▶ _Stated exercise_
Only the lines from the start of the data to the line containing "const points = loadSeconds.map((t, i)", both included, should be output, exactly and without pictures.

▶ _Supplied information_
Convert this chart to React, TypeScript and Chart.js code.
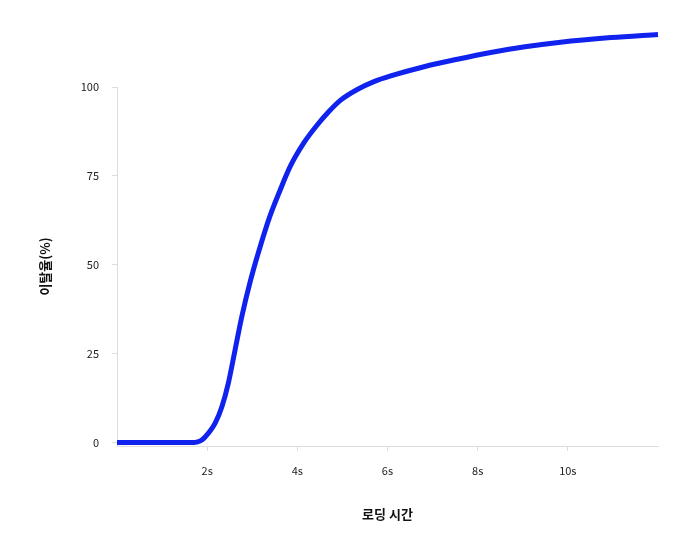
import { useRef, useEffect } from "react";
import Chart from "chart.js/auto";

// loading time (seconds) and bounce rate (%)
const loadSeconds = [
  0, 1.72, 1.86, 1.96, 2.18, 2.33, 2.47, 2.62, 2.77, 2.96, 3.15, 3.39, 3.59,
  3.84, 4.14, 4.44, 4.7, 4.96, 5.33, 5.7, 6.07, 6.81, 7.55, 8.29, 9.05, 9.84,
  10.96, 12,
];
const bounceRate = [
  0, 0, 0.5, 1.6, 5.5, 10.2, 16.7, 26.1, 35.5, 45.5, 54, 63.6, 70.1, 77.6,
  84.2, 89.3, 93.1, 96.3, 99.3, 101.5, 103.1, 105.7, 107.8, 109.7, 111.3,
  112.6, 113.9, 114.8,
];
const xTickValues = [2, 4, 6, 8, 10];
const yTickValues = [0, 25, 50, 75, 100];

const xTitle = "로딩 시간";
const yTitle = "이탈율(%)";

const FONT = "'Noto Sans CJK KR', 'Noto Sans', sans-serif";

const App = () => {
  const chartRef = useRef<HTMLCanvasElement | null>(null);
  const chartInstance = useRef<Chart | null>(null);

  useEffect(() => {
    const ctx = chartRef.current!.getContext("2d")!;

    if (chartInstance.current) {
      chartInstance.current.destroy();
    }

    const points = loadSeconds.map((t, i) => ({ x: t, y: bounceRate[i] }));

    chartInstance.current = new Chart(ctx, {
      type: "line",
      data: {
        datasets: [
          {
            data: points,
            borderColor: "#1022ee",
            borderWidth: 5,
            pointRadius: 0,
            cubicInterpolationMode: "monotone",
            fill: false,
            clip: false, // curve runs above the 100 line
          },
        ],
      },
      options: {
        animation: false,
        responsive: true,
        maintainAspectRatio: false,
        layout: {
          padding: { left: 0, right: 42, top: 87, bottom: 0 },
        },
        plugins: {
          legend: { display: false },
          tooltip: { enabled: false },
        },
        scales: {
          x: {
            type: "linear",
            min: 0,
            max: 12,
            afterBuildTicks: (scale) => {
              scale.ticks = xTickValues.map((v) => ({ value: v }));
            },
            afterFit: (scale) => {
              scale.height = 94;
            },
            border: { display: true, color: "#dddddd", width: 1 },
            grid: {
              drawOnChartArea: false,
              drawTicks: true,
              tickLength: 5,
              color: "#dddddd",
            },
            ticks: {
              padding: 13,
              maxRotation: 0,
              color: "#222222",
              font: { family: FONT, size: 11 },
              callback: (v) => v + "s",
            },
            title: {
              display: true,
              text: xTitle,
              color: "#111111",
              padding: { top: 0, bottom: 18 },
              font: { family: FONT, size: 13, weight: "bold" },
            },
          },
          y: {
            type: "linear",
            min: -1,
            max: 100,
            afterBuildTicks: (scale) => {
              scale.ticks = yTickValues.map((v) => ({ value: v }));
            },
            afterFit: (scale) => {
              scale.width = 117;
            },
            border: { display: true, color: "#dddddd", width: 1 },
            grid: {
              drawOnChartArea: false,
              drawTicks: true,
              tickLength: 5,
              color: "#dddddd",
            },
            ticks: {
              padding: 13,
              color: "#222222",
              font: { family: FONT, size: 11 },
            },
            title: {
              display: true,
              text: yTitle,
              color: "#111111",
              padding: { top: 37, bottom: 0 },
              font: { family: FONT, size: 13, weight: "bold" },
            },
          },
        },
      },
    });

    return () => {
      if (chartInstance.current) {
        chartInstance.current.destroy();
        chartInstance.current = null;
      }
    };
  }, []);

  return (
    <div
      style={{
        position: "fixed",
        left: 0,
        top: 0,
        width: 700,
        height: 540,
        background: "#ffffff",
      }}
    >
      <canvas ref={chartRef}></canvas>
    </div>
  );
};

export default App;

▶ _Result below_
Convert this chart to React, TypeScript and Chart.js code.
import { useRef, useEffect } from "react";
import Chart from "chart.js/auto";

// loading time (seconds) and bounce rate (%)
const loadSeconds = [
  0, 1.72, 1.86, 1.96, 2.18, 2.33, 2.47, 2.62, 2.77, 2.96, 3.15, 3.39, 3.59,
  3.84, 4.14, 4.44, 4.7, 4.96, 5.33, 5.7, 6.07, 6.81, 7.55, 8.29, 9.05, 9.84,
  10.96, 12,
];
const bounceRate = [
  0, 0, 0.5, 1.6, 5.5, 10.2, 16.7, 26.1, 35.5, 45.5, 54, 63.6, 70.1, 77.6,
  84.2, 89.3, 93.1, 96.3, 99.3, 101.5, 103.1, 105.7, 107.8, 109.7, 111.3,
  112.6, 113.9, 114.8,
];
const xTickValues = [2, 4, 6, 8, 10];
const yTickValues = [0, 25, 50, 75, 100];

const xTitle = "로딩 시간";
const yTitle = "이탈율(%)";

const FONT = "'Noto Sans CJK KR', 'Noto Sans', sans-serif";

const App = () => {
  const chartRef = useRef<HTMLCanvasElement | null>(null);
  const chartInstance = useRef<Chart | null>(null);

  useEffect(() => {
    const ctx = chartRef.current!.getContext("2d")!;

    if (chartInstance.current) {
      chartInstance.current.destroy();
    }

    const points = loadSeconds.map((t, i) => ({ x: t, y: bounceRate[i] }));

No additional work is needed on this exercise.